Economy is from the Greek word “oikos”, for house, household, or family. It is appropriate, then, that soon after the universe became man’s house and the globe merely a room in it, large corporations began operating on a global scale. Soon thereafter, Adam Smith published his Wealth of Nations in 1776. His economic specialization was also an extension of modernity’s separation of natural science and philosophy, leading to reductionism in the name of function. As Marshall McLuhan said it, “One of the nicest things about being big is the luxury of thinking little.”

On the same hand, specialization was also a natural progression from the conception of man and the universe as a deterministically controlled machine. Man was learning to expand his oikos, his economy, not by the will of the God who is actively at work in the cosmos, but by determining the natural laws by which the oikos is built. “The specialist is one who never makes small mistakes while moving toward the grand fallacy.” – Marshall McLuhan

When the whole universe is in each man’s head, then the King’s head comes off. With the French Revolution (1787-1789), political DOMinion died, and the social machine was born. In the above picture of the White House, at the foot of the elliptically shaped porch, you can see a couple of monumentally shaped rounded exterior monumental stairs. The idea was that on special occasions, important citizens (not kings, of course) would descend the stairs together and in rhythm as in a dance.
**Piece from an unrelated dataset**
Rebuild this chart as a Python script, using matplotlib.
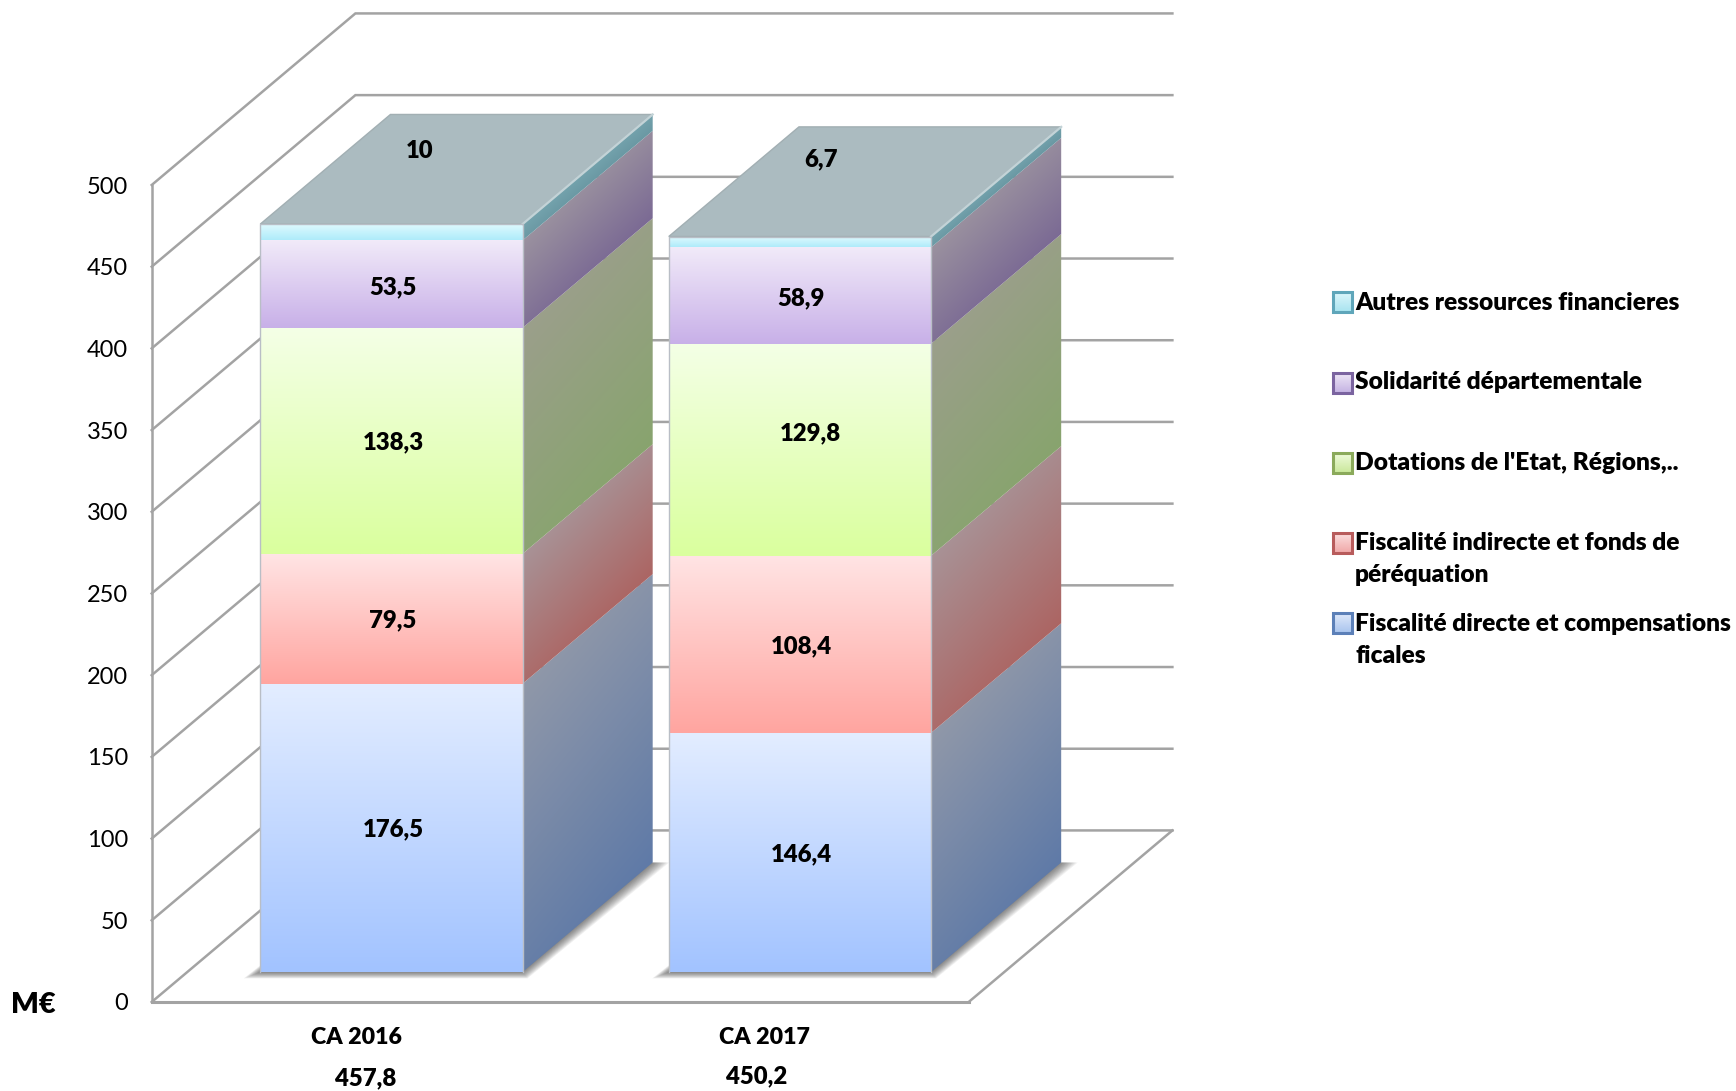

Men and women, in tandem with literary sheet music, literally become the smoothly operating machine of the planetary orbits determined from a distance by a Deist god.

Auguste Compte (1789-1859) then theoretically completed the divorce between mind and sense and between heaven and earth. He also, then, in turn, completed the reduction of reality to a physical machine, with his development of logical positivism. As Wikipedia says, “Positivism is a philosophy of science based on the view that information derived from logical and mathematical treatments and reports of sensory experience is the exclusive source of all authoritative knowledge, and that there is valid knowledge (truth) only in scientific knowledge.”

Notably, this is the source of the very meaning of our term “science” as it has changed and been handed down to us. That positivism had not yet developed was why I found interest in Galileo’s rejection of Kepler’s idea of the elliptical orbits of the planets because of his thinking of the sphere as the “perfect heavenly form.” Appropriate to Compte’s ridiculous over-stating of man’s dominion in the universe and his knowledge of it, Compte was the father of sociology, purporting to not only formulate scientific theories about whole groups of people but to predict their behavior! This was the Babylonian foundation of the Marketing industry.

The arrival of Compte’s thought signified the natural direction of modernity’s progress to that point. I just referred to it as ridiculous, but we now take for granted his method and mode of knowing about natural phenomenon. This is an indication of both the presence of a lens and the Enlightenment’s pagan influence on said lens. Most naturally for us, natural phenomena are viewed as being governed by their own complete set of laws that are separate and distinct from any influence that cannot be empirically observed and measured. And natural phenomenon are certainly not associated by us with a Christian God. At the least, what comes natural to us, because of the science TAUGHT to us, is in tension and directly clashes with the truth of an Incarnate God of heaven and earth active IN and THROUGH history, in the here and now, toward the telos of joyful communion with us, which was his passion.